NEW ORLEANS (CN) – The Federal Reserve Bank of Atlanta cannot account for $795,000 it should have received from minority-owned United Bank and Trust in the days after Hurricane Katrina, the United Bank claims in Federal Court.
The Federal Reserve cannot account for $372,000 it should have received from the minority-owned bank in a single week just after Katrina, and another $422,000 went missing later that winter, United Bank claims in Federal Court.
Because the transactions occurred “mere days” after Hurricane Katrina, which devastated New Orleans, the charges were not immediately detected. And United Bank says that neither it nor its processor received any documentation of the losses.

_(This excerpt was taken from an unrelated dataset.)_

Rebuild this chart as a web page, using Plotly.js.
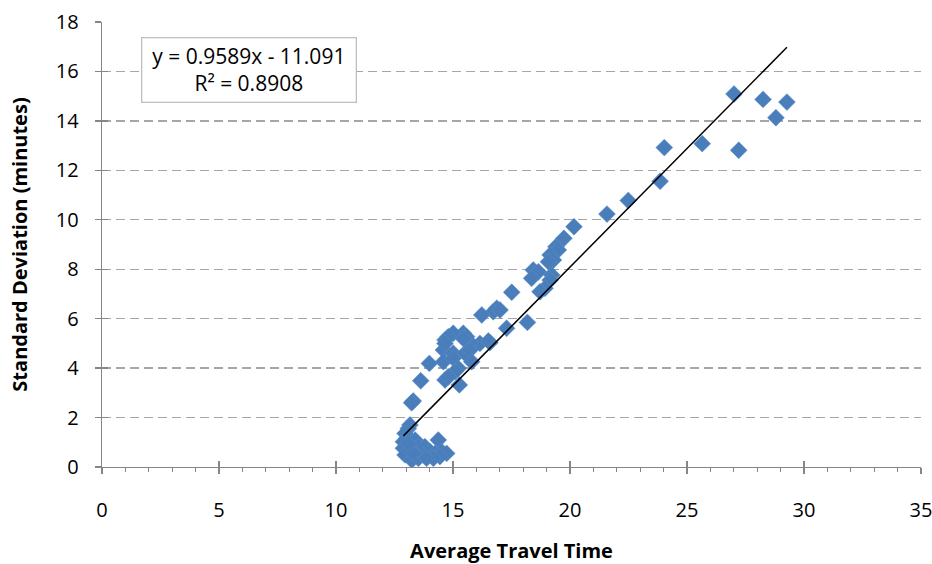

United Bank describes itself in the lawsuit as “one of Louisiana’s leading minority-owned community banks.”
On Oct. 19, 2005, six weeks after the hurricane, United Bank relayed a cash letter to the Federal Reserve with more than $121,000 in deposits. It says this cash letter was either “misposted or misrouted.” The money was never credited to United Bank’s account, and the Federal Reserve never notified United Bank that the checks contained in the cash letter were being dishonored.
In March, five months later, the same thing happened again, to more than $300,000 in cash, the bank says. One of the checks included in that drop was to be drawn upon the Whitney National Bank. This check was subsequently verified with tracer data and clearing receipts, and was proven to have cleared at the Whitney Bank the same month it was sent to the Federal Reserve.
“The Whitney Bank check was received and cleared through the Federal Reserve,” the suit states. “(T)he inescapable conclusion is that the Federal Reserve necessarily received each of the checks that were transmitted” in that particular drop. But money was not applied to United’s bank account.
United Bank says that it first became aware that some of its transactions were not showing up with the Federal Reserve during its 2008 first-quarter audit. When it was clear that not all transactions were being credited, United Bank unsuccessfully sent letters and documentation to the Federal Reserve, and later to the Federal Reserve’s backer, the Kansas Bankers surety company. Kansas Bankers responded by canceling United’s surety bond.
United Bank claims the Federal Reserve violated its own policies, and seeks damages for breach of good faith and fair dealing, violation of Louisiana law, and breach of contract and fiduciary duty. It is represented by James Garner of New Orleans.